Cola frente al Real Colegio Alfonso XII en la Lonja

El caso es que aquello empezó a llenarse de un ávido público con ganas de saber de dos gestas de su tiempo: las de un hidalgo extremeño bachiller en leyes por Salamanca, llamado Hernando Cortés; y, las de un vascongado de Guetaria, un marino por nombre Juan Sebastián de Elcano. El primero, le acabaría echando en cara desde el estribo del pescante del carro donde viajaba un Emperador que no le reconocía, el abandono de quien le había dado poder sobre más reinos y gentes que sus padres y abuelos le dieron por herencia. El segundo, encumbrado a la gloria y a la fama, no le fueron bastante para quedar en ellas, y así acabó muriendo en esos mares que había surcado de este a oeste.

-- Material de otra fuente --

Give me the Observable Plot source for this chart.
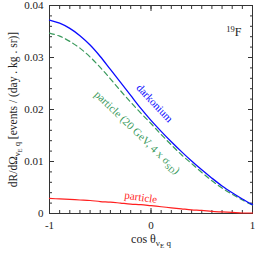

Como no era asunto baladí de lo que aquello iba, no me extrañó que ese teatro de más de 400 años se llenara también de políticos, que más y de diestra a siniestra tendrían que venir a estas cosas, que este empeño por nuestra Historia habría de estar por encima de banderías y de lodazales partidistas. La tarima se atestó de catedráticos, historiadores, divulgadores, y gacetilleros de la canallesca escrita (desde las tres primeras letras a lo que va de un país a un mundo), y hasta de la Nueva España ¡perdón!, de los Estados Unidos de México, viniera un representante a conquistar con su verbo a quienes habían sido sus conquistadores. Y luego sus hermanos.

Me aposté desde bien alto de la balconada que roza casi con el techo donde se encuentra otro de esos secretos de este Palacio Monasterio, como es uno de los cuadros pintados más grandes del mundo, y no me perdí palabra alguna. Aquello era digno de oírse y de verse. No fue de extrañar que, al concluir, el más de medio millar de asistentes que acudieron de todos los rincones de la Península, salieran más que encantados, y pensando del porqué se habla tanto de eso que quedó llamado como Leyenda Negra. Oídos los parlamentos de todas las Mesas, y hasta visionado una genial película que sobre Elcano han hecho una productora paisana guipuzcoana, la duda era general: ¿Leyenda? ¿Qué leyenda? ¡Historia! Historia y nada más.

Cuando regresé a mis aposentos, ya de noche cerrada, pasando por la Basílica junto a las esculturas doradas de Pompeo Leoni, me pareció ver que la de Carlos I sonreía. No era para menos.